Coraz częściej francuscy winiarze demonstrują żądając od państwa pomocy, bo ich dochody topnieją. W końcu listopada na ulice Montpellier wyszło 5 tys. producentów tego trunku.
Minister rolnictwa Bruno Le Maire zachęcał winiarzy z Lagwedocji-Roussillon, największego we Francji winnego regionu, by zainteresowali się eksportem. – Od lat Langwedocja cierpi, bo jej winiarzom nie udaje się eksportować i sprzedawać swej produkcji – oświadczył w Senacie. Jego zdaniem, rozwiązaniem jest zdobywanie rynku eksportowego, w ramach Unii i poza nią. Podał przykład Wielkiej Brytanii, od dawna głównego rynku dla Francji, na którym obecność francuskich produktów kurczy się. W 2004-5 r. 22 proc. francuskiego eksportu trafiało na Wyspy, w 2008-9 r. tylko 18 proc. – wynika z danych AgriMer, urzędu ds. rolnictwa i rybołówstwa.

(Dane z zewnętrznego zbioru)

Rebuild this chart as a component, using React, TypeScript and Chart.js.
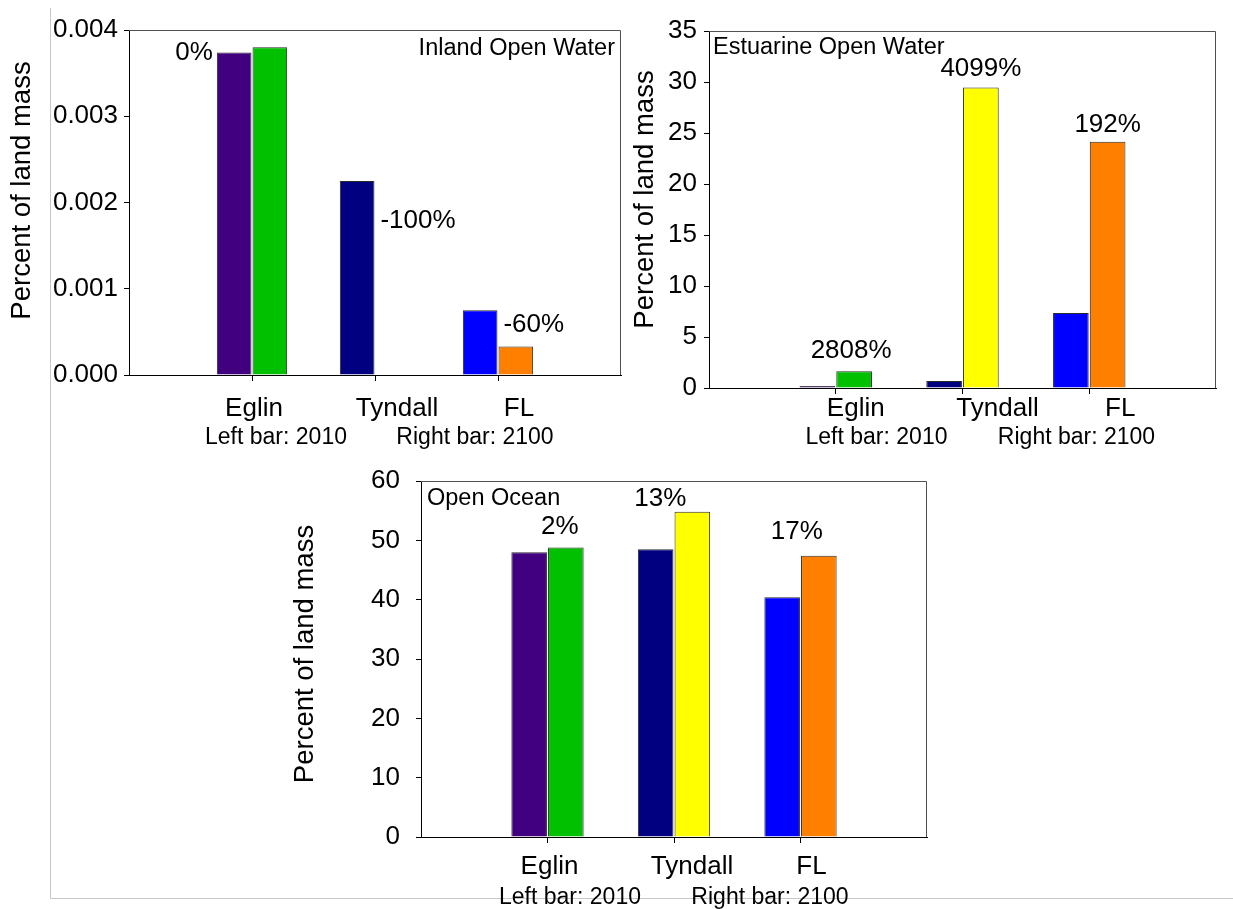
import React, { useEffect, useRef } from "react";
import { Chart, registerables } from "chart.js";

Chart.register(...registerables);

const W = 1233;
const H = 909;
const FONT = '"Liberation Sans", Arial, Helvetica, sans-serif';

// ---------- data ----------
const categories = ["", "Eglin", "Tyndall", "FL", ""];
const subLabels = ["Left bar: 2010", "Right bar: 2100"];

const inland2010 = [null, 0.00374, 0.00225, 0.00075, null];
const inland2100 = [null, 0.0038, 0, 0.00033, null];
const inlandChange = ["0%", "-100%", "-60%"];

const estuarine2010 = [null, 0.056, 0.69, 7.35, null];
const estuarine2100 = [null, 1.63, 29.45, 24.15, null];
const estuarineChange = ["2808%", "4099%", "192%"];

const ocean2010 = [null, 48.0, 48.5, 40.4, null];
const ocean2100 = [null, 48.8, 54.8, 47.4, null];
const oceanChange = ["2%", "13%", "17%"];

const colors2010 = ["rgba(0,0,0,0)", "#400080", "#000080", "#0000ff", "rgba(0,0,0,0)"];
const colors2100 = ["rgba(0,0,0,0)", "#00c000", "#ffff00", "#ff8000", "rgba(0,0,0,0)"];

// ---------- layout (positions / styles only) ----------
type Note = { ds: number; idx: number; anchor: "left" | "right" | "center"; dx: number; dy: number; align: CanvasTextAlign };

type Panel = {
  key: string;
  title: string;
  d2010: (number | null)[];
  d2100: (number | null)[];
  changes: string[];
  yMax: number;
  yStep: number;
  decimals: number;
  area: { left: number; top: number; right: number; bottom: number };
  tickPad: number;
  yTitleX: number;
  yTitleDy: number;
  titleAlign: CanvasTextAlign;
  titleDx: number;
  titleDy: number;
  catDy: number;
  catShift: number[];
  subDy: number;
  subShift: number[];
  minBar: number;
  notes: Note[];
};

const panels: Panel[] = [
  {
    key: "inland",
    title: "Inland Open Water",
    d2010: inland2010,
    d2100: inland2100,
    changes: inlandChange,
    yMax: 0.004,
    yStep: 0.001,
    decimals: 3,
    area: { left: 129, top: 30, right: 621, bottom: 375 },
    tickPad: 6,
    yTitleX: 22,
    yTitleDy: -12,
    titleAlign: "right",
    titleDx: -6,
    titleDy: 19,
    catDy: 34,
    catShift: [0, 2, 22, 21, 0],
    subDy: 63,
    subShift: [-99, 100],
    minBar: 0,
    notes: [
      { ds: 0, idx: 1, anchor: "left", dx: -4, dy: 0, align: "right" },
      { ds: 0, idx: 2, anchor: "right", dx: 6, dy: 40, align: "left" },
      { ds: 0, idx: 3, anchor: "right", dx: 6, dy: 15, align: "left" },
    ],
  },
  {
    key: "estuarine",
    title: "Estuarine Open Water",
    d2010: estuarine2010,
    d2100: estuarine2100,
    changes: estuarineChange,
    yMax: 35,
    yStep: 5,
    decimals: 0,
    area: { left: 709, top: 31, right: 1216, bottom: 388 },
    tickPad: 7,
    yTitleX: 645,
    yTitleDy: -10,
    titleAlign: "left",
    titleDx: 4,
    titleDy: 17,
    catDy: 21,
    catShift: [0, 20, 35, 31, 0],
    subDy: 50,
    subShift: [-86, 114],
    minBar: 2,
    notes: [
      { ds: 1, idx: 1, anchor: "center", dx: -3, dy: -21, align: "center" },
      { ds: 1, idx: 2, anchor: "center", dx: 0, dy: -19, align: "center" },
      { ds: 1, idx: 3, anchor: "center", dx: 0, dy: -17, align: "center" },
    ],
  },
  {
    key: "ocean",
    title: "Open Ocean",
    d2010: ocean2010,
    d2100: ocean2100,
    changes: oceanChange,
    yMax: 60,
    yStep: 10,
    decimals: 0,
    area: { left: 421, top: 481, right: 927, bottom: 837 },
    tickPad: 16,
    yTitleX: 305,
    yTitleDy: -5,
    titleAlign: "left",
    titleDx: 6,
    titleDy: 18,
    catDy: 30,
    catShift: [0, 2, 18, 11, 0],
    subDy: 61,
    subShift: [-104, 96],
    minBar: 0,
    notes: [
      { ds: 1, idx: 1, anchor: "center", dx: -6, dy: -21, align: "center" },
      { ds: 1, idx: 2, anchor: "center", dx: -32, dy: -13, align: "center" },
      { ds: 1, idx: 3, anchor: "center", dx: -22, dy: -24, align: "center" },
    ],
  },
];

function PanelChart({ spec }: { spec: Panel }) {
  const ref = useRef<HTMLCanvasElement>(null);

  useEffect(() => {
    const canvas = ref.current;
    if (!canvas) return;
    const yAxisWidth = 100;
    const xAxisHeight = 6;
    const a = spec.area;

    const textPlugin = {
      id: "panelText_" + spec.key,
      afterDraw(chart: any) {
        const ctx: CanvasRenderingContext2D = chart.ctx;
        const ca = chart.chartArea;
        const xs = chart.scales.x;
        ctx.save();

        // frame: top and right edges of the plot box
        ctx.strokeStyle = "#505050";
        ctx.lineWidth = 1;
        ctx.beginPath();
        const t = Math.round(ca.top) + 0.5;
        const r = Math.round(ca.right) - 0.5;
        ctx.moveTo(Math.round(ca.left), t);
        ctx.lineTo(r, t);
        ctx.lineTo(r, Math.round(ca.bottom));
        ctx.stroke();

        ctx.fillStyle = "#000";
        ctx.textBaseline = "middle";

        // region title inside the plot
        ctx.font = `23.5px ${FONT}`;
        ctx.textAlign = spec.titleAlign;
        const tx = spec.titleAlign === "right" ? ca.right + spec.titleDx : ca.left + spec.titleDx;
        ctx.fillText(spec.title, tx, ca.top + spec.titleDy);

        // category labels
        ctx.font = `26px ${FONT}`;
        ctx.textAlign = "center";
        categories.forEach((c, i) => {
          if (!c) return;
          ctx.fillText(c, xs.getPixelForValue(i) + spec.catShift[i], ca.bottom + spec.catDy);
        });

        // sub labels (centred about the middle category)
        ctx.font = `23px ${FONT}`;
        const mid = xs.getPixelForValue(2);
        subLabels.forEach((s, i) => {
          ctx.fillText(s, mid + spec.subShift[i], ca.bottom + spec.subDy);
        });

        // percent change notes
        ctx.font = `26px ${FONT}`;
        spec.notes.forEach((n, i) => {
          const el = chart.getDatasetMeta(n.ds).data[n.idx];
          if (!el) return;
          const half = el.width / 2;
          let x = el.x;
          if (n.anchor === "left") x = el.x - half;
          if (n.anchor === "right") x = el.x + half;
          ctx.textAlign = n.align;
          ctx.fillText(spec.changes[i], x + n.dx, el.y + n.dy);
        });

        // y axis title
        ctx.font = `27.5px ${FONT}`;
        ctx.textAlign = "center";
        ctx.translate(spec.yTitleX, (ca.top + ca.bottom) / 2 + spec.yTitleDy);
        ctx.rotate(-Math.PI / 2);
        ctx.fillText("Percent of land mass", 0, 0);

        ctx.restore();
      },
    };

    const chart = new Chart(canvas, {
      type: "bar",
      data: {
        labels: categories,
        datasets: [
          {
            label: "2010",
            data: spec.d2010 as any,
            backgroundColor: colors2010,
            borderColor: "#2a2a2a",
            borderWidth: 1,
            minBarLength: spec.minBar,
            categoryPercentage: 0.58,
            barPercentage: 0.97,
          },
          {
            label: "2100",
            data: spec.d2100 as any,
            backgroundColor: colors2100,
            borderColor: "#2a2a2a",
            borderWidth: 1,
            categoryPercentage: 0.58,
            barPercentage: 0.97,
          },
        ],
      },
      options: {
        responsive: false,
        maintainAspectRatio: false,
        animation: false,
        devicePixelRatio: 1,
        events: [],
        layout: {
          padding: {
            left: a.left - yAxisWidth,
            top: a.top,
            right: W - a.right,
            bottom: H - a.bottom - xAxisHeight,
          },
        },
        plugins: {
          legend: { display: false },
          tooltip: { enabled: false },
          title: { display: false },
        },
        scales: {
          x: {
            type: "category",
            offset: false,
            grid: {
              offset: false,
              drawOnChartArea: false,
              drawTicks: true,
              tickLength: 6,
              color: (c: any) => (categories[c.index] ? "#000" : "rgba(0,0,0,0)"),
            },
            border: { display: true, color: "#000", width: 1 },
            ticks: { display: false },
            afterFit: (s: any) => {
              s.height = xAxisHeight;
            },
          },
          y: {
            min: 0,
            max: spec.yMax,
            grid: { drawOnChartArea: false, drawTicks: true, tickLength: 5, color: "#000" },
            border: { display: true, color: "#000", width: 1 },
            ticks: {
              stepSize: spec.yStep,
              color: "#000",
              padding: spec.tickPad,
              font: { family: FONT, size: 26 },
              callback: (v: any) => Number(v).toFixed(spec.decimals),
            },
            afterFit: (s: any) => {
              s.width = yAxisWidth;
            },
          },
        },
      } as any,
      plugins: [textPlugin],
    });

    return () => chart.destroy();
  }, [spec]);

  return (
    <canvas
      ref={ref}
      width={W}
      height={H}
      style={{ position: "absolute", left: 0, top: 0, width: W, height: H }}
    />
  );
}

export default function App() {
  return (
    <div
      style={{
        position: "absolute",
        left: 0,
        top: 0,
        width: W,
        height: H,
        background: "#ffffff",
        overflow: "hidden",
      }}
    >
      <div
        style={{
          position: "absolute",
          left: 50,
          top: 8,
          width: W - 50,
          height: 891,
          borderLeft: "1px solid #c8c8c8",
          borderBottom: "1px solid #c8c8c8",
          boxSizing: "border-box",
        }}
      />
      {panels.map((p) => (
        <PanelChart key={p.key} spec={p} />
      ))}
    </div>
  );
}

Minister ubolewał z powodu braku we francuskiej produkcji win jednoszczepowych (merlot, chardonnay itd.), zyskujących popularność wśród nowych konsumentów. We Francji sprzedają je dystrybutorzy pod własną marką. Światowy popyt dotyczy głównie win jednoszczepowych, dlatego właśnie wina z Nowego Świata sprzedają się lepiej zagranicą. Dlaczego nie moglibyśmy robić tego samego? – zastanawia się Le Maire.
Z produkcją ponad 45 mln hektolitrów Francja stała się w 2009 r. największym producentem, wyprzedzając głównego rywala Włochy, ale w eksporcie ma mniej powodów do zadowolenia. Włochy prowadzą ofensywną politykę handlową, która pozwala im rozwijać się na rynkach międzynarodowych. Francja zostaje w tyle tak w wartości jak w ilości. Teraz przypada na nią 34 proc. wartości światowego rynku i 17 proc. ilości, podczas gdy w latach 90. miała 51 i 25 proc.
Kryzys zaważył na rynku. Światowa produkcja 268 mln hl w tym roku będzie niemal identyczna jak w poprzedniej kampanii, ale spożycie będzie ma nadal maleć – uprzedza szef organizacji branżowej OIV, Federico Castellucci. Napięta sytuacja zmusza kraje producenckie do większej konkurencyjności i do obniżania cen.